Satish Kumar et al.20 use six drought indices and found that CCDI and GRACE-DSI effectively study drought characteristics. Overall, the CCDI and GRACE-DSI show promising results. When we work on a large scale, both GRACE-DSI and CCDI correlate very much because working on a large scale averages the effect of precipitation. GRACE-based drought indices are very helpful in characterizing the drought in the absence of ground station data. Also, the accuracy of GRACE data is high. Further CCDI includes all aspects of drought occurrences like Meteorological, Agricultural, Hydrological and Anthropogenic activities. Although there are some limitations, like GRACE-data sets only available from April 2002 and GRACE data spatial resolution is also relatively low. Errors in precipitation and TWSA can lead to CCDI or GRACE-DSI index errors. Evaluation of the hydroclimatoligical teleconnections41,42 linked with the drought events could be the possible future trajectory of this study.

Conclusion

In this study, during 2002–2017, the drought characteristics were examined and evaluated using the GRACE-DSI and CCDI as a metric over major river sub-basins in India. The key findings from this study are:

  1. 1.

    GRACE-DSI shows significant negative trends over most of the Indian sub-basins relative to CCDI, indicating that most of the drought events are due to depletion of TWS.

  2. 2.

    The maximum drought duration and drought severity computed by CCDI is 17 months and − 13.4392, respectively for Shyok subbasin.

  3. 3.

    The maximum drought duration and drought severity observed by GRACE-DSI is 26 months and − 44.2835, respectively for the subbasin in the North Ladakh region.

  4. 4.

    Multiple drought events have been observed for the Indo-Gangetic plains between 2002 and 2004, 2009–2014 & 2015–2017.

  5. 5.

    Almost all the sub-basins have shown the drought events for both the CCDI & GRACE-DSI between 2015 and 2017 in congruence with the earlier studies.

Although many subbasins show increase in the drought over the time, there are sub-basins that has multiple drought events in the earlier time period i.e., 2002–2005 as well.
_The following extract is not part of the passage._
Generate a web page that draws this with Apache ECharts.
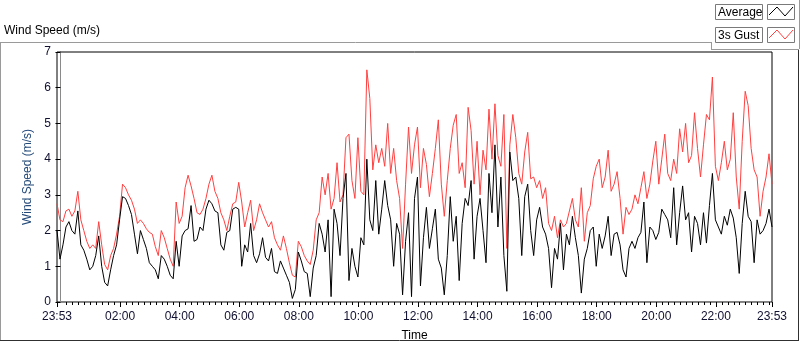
<!DOCTYPE html>
<html>
<head>
<meta charset="utf-8">
<script src="https://cdn.jsdelivr.net/npm/echarts@6/dist/echarts.min.js"></script>
<style>
html, body { margin: 0; padding: 0; background: #fff; }
#chart { width: 800px; height: 342px; }
</style>
</head>
<body>
<div id="chart"></div>
<script>
var seriesNames = ['Average', '3s Gust'];
var timeLabels = ['23:53', '02:00', '04:00', '06:00', '08:00', '10:00', '12:00',
  '14:00', '16:00', '18:00', '20:00', '22:00', '23:53'];
// minutes from midnight, one sample every 6 min starting 23:53 the day before
var startMinute = -7, stepMinutes = 6;

var average = [
  2.0, 1.2, 1.6, 2.1, 2.25, 2.0, 1.9, 2.55, 1.6, 1.45,
  1.2, 0.9, 1.0, 1.3, 1.85, 1.0, 0.55, 0.45, 0.9, 1.3,
  1.6, 2.3, 2.95, 2.9, 2.7, 2.45, 1.9, 1.35, 2.0, 1.75,
  1.5, 1.1, 1.0, 0.9, 0.65, 1.3, 1.2, 1.0, 0.75, 0.65,
  1.7, 1.0, 1.85, 2.0, 2.05, 2.7, 1.7, 1.75, 2.1, 2.0,
  2.6, 2.85, 2.75, 2.55, 2.5, 1.6, 1.45, 1.95, 2.0, 2.6,
  2.65, 2.6, 1.0, 1.6, 1.4, 2.2, 1.3, 1.1, 1.35, 1.8,
  1.25, 1.15, 1.5, 0.85, 0.8, 1.15, 0.95, 0.75, 0.55, 0.1,
  0.35, 1.4, 1.15, 0.85, 0.8, 0.15, 0.95, 1.3, 2.2, 1.9,
  1.4, 2.3, 0.15, 2.6, 2.2, 1.3, 2.9, 3.6, 0.6, 1.5,
  1.0, 0.7, 1.8, 1.6, 4.0, 2.3, 2.0, 3.4, 1.9, 2.6,
  3.4, 2.7, 2.3, 1.0, 2.2, 1.9, 0.2, 1.7, 2.5, 0.15,
  2.9, 3.5, 0.45, 1.8, 2.65, 1.5, 2.05, 2.6, 1.2, 0.95,
  0.2, 1.3, 2.95, 1.7, 2.4, 0.6, 2.2, 2.9, 2.7, 3.4,
  1.2, 2.4, 2.9, 2.0, 1.1, 3.6, 2.5, 4.4, 2.1, 3.5,
  1.3, 0.3, 4.2, 3.4, 3.5, 2.9, 1.3, 2.95, 3.3, 2.0,
  1.3, 2.3, 2.65, 2.1, 1.9, 1.5, 0.4, 1.5, 1.2, 2.2,
  0.9, 1.9, 1.6, 2.4, 1.8, 1.3, 0.25, 1.2, 1.5, 2.0,
  2.1, 1.0, 1.9, 1.5, 1.85, 2.4, 1.3, 1.9, 1.95, 1.6,
  0.9, 0.7, 1.5, 1.7, 1.5, 1.8, 1.95, 2.8, 1.1, 2.1,
  2.0, 1.75, 1.95, 2.6, 2.45, 2.3, 1.8, 3.2, 1.6, 2.5,
  3.25, 2.3, 2.5, 1.4, 2.4, 2.2, 1.6, 2.5, 1.65, 2.7,
  3.6, 2.3, 2.1, 1.9, 2.4, 2.15, 2.6, 2.35, 1.8, 0.8,
  2.2, 3.1, 2.4, 2.25, 1.1, 2.3, 1.9, 2.0, 2.2, 2.6,
  2.1
];

var gust = [
  2.75, 2.3, 2.25, 2.55, 2.6, 2.4, 2.55, 3.1, 2.3, 2.0,
  1.7, 1.5, 1.6, 1.5, 2.25, 1.6, 1.05, 0.9, 1.3, 1.5,
  1.9, 2.4, 3.3, 3.2, 3.0, 2.85, 2.6, 2.2, 2.3, 2.2,
  2.05, 1.95, 1.9, 1.55, 1.3, 2.0, 1.8, 1.5, 1.2, 1.0,
  2.8, 2.2, 2.4, 3.2, 3.55, 3.25, 2.9, 2.5, 2.45, 2.6,
  2.9, 3.3, 3.55, 3.1, 2.9, 2.5, 2.3, 2.0, 2.4, 2.75,
  2.8, 3.35, 2.8, 2.1, 2.5, 2.85, 2.0, 2.3, 2.75, 2.5,
  2.3, 2.1, 2.25, 1.8, 1.6, 1.45, 1.85, 1.5, 1.1, 0.75,
  0.7, 1.7, 1.55, 1.3, 1.15, 1.05, 1.45, 2.3, 2.5, 3.5,
  3.0, 3.6, 2.6, 2.9, 3.9, 2.8, 3.0, 4.6, 4.7, 3.4,
  2.9, 4.6, 3.1, 3.0, 6.5, 5.7, 3.7, 4.4, 3.9, 4.3,
  3.8, 5.0, 3.6, 4.3, 3.4, 2.9, 1.5, 3.3, 4.9, 3.6,
  4.4, 4.9, 3.2, 4.3, 3.85, 2.95, 3.6, 4.3, 5.1, 3.3,
  2.4, 3.4, 4.3, 4.95, 5.25, 3.6, 3.9, 3.2, 5.45, 4.8,
  3.3, 4.5, 3.0, 4.25, 3.7, 5.4, 4.0, 5.55, 4.1, 3.8,
  5.25, 1.5, 4.4, 5.25, 4.6, 3.6, 3.3, 4.2, 4.75, 3.45,
  3.5, 3.2, 3.4, 2.9, 3.2, 2.2, 2.0, 2.4, 1.8, 2.3,
  2.1, 2.2, 2.55, 2.9, 2.3, 2.1, 3.2, 1.7, 2.5, 2.7,
  3.45, 3.8, 4.0, 3.2, 3.5, 4.25, 3.1, 3.3, 3.65, 2.9,
  1.9, 2.65, 2.45, 2.6, 3.0, 2.75, 3.2, 3.65, 2.9, 3.3,
  3.95, 4.5, 3.3, 4.0, 4.7, 3.6, 3.4, 4.0, 3.6, 4.85,
  4.2, 5.0, 3.9, 4.1, 5.3, 4.3, 3.5, 4.4, 5.25, 5.1,
  6.3, 3.8, 3.4, 3.9, 4.5, 3.7, 4.0, 5.3, 3.5, 2.6,
  4.5, 5.9, 5.5, 4.3, 3.7, 3.5, 2.4, 3.1, 3.5, 4.15,
  3.3
];

var majorTicks = timeLabels.map(function (t, i) {
  if (i === 0) return startMinute;
  if (i === timeLabels.length - 1) return startMinute + 1440;
  var p = t.split(':');
  return +p[0] * 60 + +p[1];
});
var minorTicks = [];
for (var m = 0; m < 1440; m += 12) if (m % 120) minorTicks.push(m);

function pairs(arr) {
  return arr.map(function (v, i) { return [startMinute + i * stepMinutes, v]; });
}

var font = 'Liberation Sans';
var chart = echarts.init(document.getElementById('chart'));

function legendItem(top, label, color) {
  return [
    { type: 'rect', shape: { x: 715.5, y: top + 0.5, width: 47, height: 15 },
      style: { fill: '#fff', stroke: '#7a7a7a', lineWidth: 1 } },
    { type: 'text', x: 718, y: top + 8.5,
      style: { text: label, fill: '#000', font: '12px ' + font, textVerticalAlign: 'middle' } },
    { type: 'rect', shape: { x: 767.5, y: top + 0.5, width: 27, height: 15 },
      style: { fill: '#fff', stroke: '#7a7a7a', lineWidth: 1 } },
    { type: 'polyline', shape: { points: [[769, top + 11], [777, top + 3], [785, top + 12], [793, top + 3]] },
      style: { stroke: color, lineWidth: 1, fill: null } }
  ];
}

var graphics = [
  { type: 'text', x: 4, y: 31, style: { text: 'Wind Speed (m/s)', fill: '#000', font: '12px ' + font, textVerticalAlign: 'middle' } },
  { type: 'line', shape: { x1: 0, y1: 42.5, x2: 711, y2: 42.5 }, style: { stroke: '#9a9a9a' } },
  { type: 'line', shape: { x1: 0.5, y1: 42, x2: 0.5, y2: 341 }, style: { stroke: '#9a9a9a' } },
  { type: 'line', shape: { x1: 0, y1: 340.5, x2: 799, y2: 340.5 }, style: { stroke: '#303030' } },
  { type: 'line', shape: { x1: 798.5, y1: 49, x2: 798.5, y2: 341 }, style: { stroke: '#303030' } },
  { type: 'line', shape: { x1: 711.5, y1: 42, x2: 711.5, y2: 49.5 }, style: { stroke: '#9a9a9a' } },
  { type: 'line', shape: { x1: 711, y1: 49.5, x2: 799, y2: 49.5 }, style: { stroke: '#9a9a9a' } },
  { type: 'line', shape: { x1: 799.5, y1: 0, x2: 799.5, y2: 49 }, style: { stroke: '#9a9a9a' } }
].concat(legendItem(4, seriesNames[0], '#000'), legendItem(27, seriesNames[1], '#ff4040'));

var option = {
  animation: false,
  textStyle: { fontFamily: font },
  grid: {
    left: 57, right: 28, top: 52, bottom: 40, outerBoundsMode: 'none', containLabel: false,
    show: true, borderColor: '#000', borderWidth: 1, backgroundColor: '#fff'
  },
  xAxis: [{
    type: 'value', min: majorTicks[0], max: majorTicks[majorTicks.length - 1], position: 'bottom',
    name: 'Time', nameLocation: 'middle', nameGap: 28,
    nameTextStyle: { color: '#000', fontSize: 12, fontFamily: font },
    axisLine: { show: true, lineStyle: { color: '#8a8a8a', width: 1 } },
    axisTick: { show: true, customValues: majorTicks, length: 5, lineStyle: { color: '#000' } },
    axisLabel: {
      customValues: majorTicks, margin: 9, color: '#101030', fontSize: 12, fontFamily: font,
      formatter: function (v) { var k = majorTicks.indexOf(v); return k < 0 ? '' : timeLabels[k]; }
    },
    splitLine: { show: false }
  }, {
    type: 'value', min: majorTicks[0], max: majorTicks[majorTicks.length - 1], position: 'bottom',
    axisLine: { show: false },
    axisTick: { show: true, customValues: minorTicks, length: 3, lineStyle: { color: '#000' } },
    axisLabel: { show: false }, splitLine: { show: false }
  }],
  yAxis: [{
    type: 'value', min: 0, max: 7, interval: 1,
    name: 'Wind Speed (m/s)', nameLocation: 'middle', nameGap: 14,
    nameTextStyle: { color: '#244a7a', fontSize: 12, fontFamily: font },
    axisLine: { show: true, lineStyle: { color: '#000' } },
    axisTick: { show: true, length: 5, lineStyle: { color: '#000' } },
    axisLabel: { margin: 6, color: '#101030', fontSize: 12, fontFamily: font },
    splitLine: { show: false }
  }, {
    type: 'value', min: 0, max: 7, position: 'right',
    axisLine: { show: true, lineStyle: { color: '#8a8a8a' } },
    axisTick: { show: false }, axisLabel: { show: false }, splitLine: { show: false }
  }],
  series: [{
    name: seriesNames[1], type: 'line', data: pairs(gust), symbol: 'none', silent: true,
    lineStyle: { color: '#ff4040', width: 1 }, z: 2
  }, {
    name: seriesNames[0], type: 'line', data: pairs(average), symbol: 'none', silent: true,
    lineStyle: { color: '#000', width: 1 }, z: 3
  }],
  graphic: graphics
};
chart.setOption(option);
</script>
</body>
</html>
Further, trend analysis revealed negative trend in the CCDI & GRACE-DSI values for most of the subbasins with varying magnitudes in different seasons. However, we also need to keep in mind that the study period is only between 2002 and 2017 due to the limited data availability. Also quality of gridded precipitation data is mainly depending on the density of the rain gauges. Thus, these arguments could only be strengthened with increasing observed data quantity & quality over the time.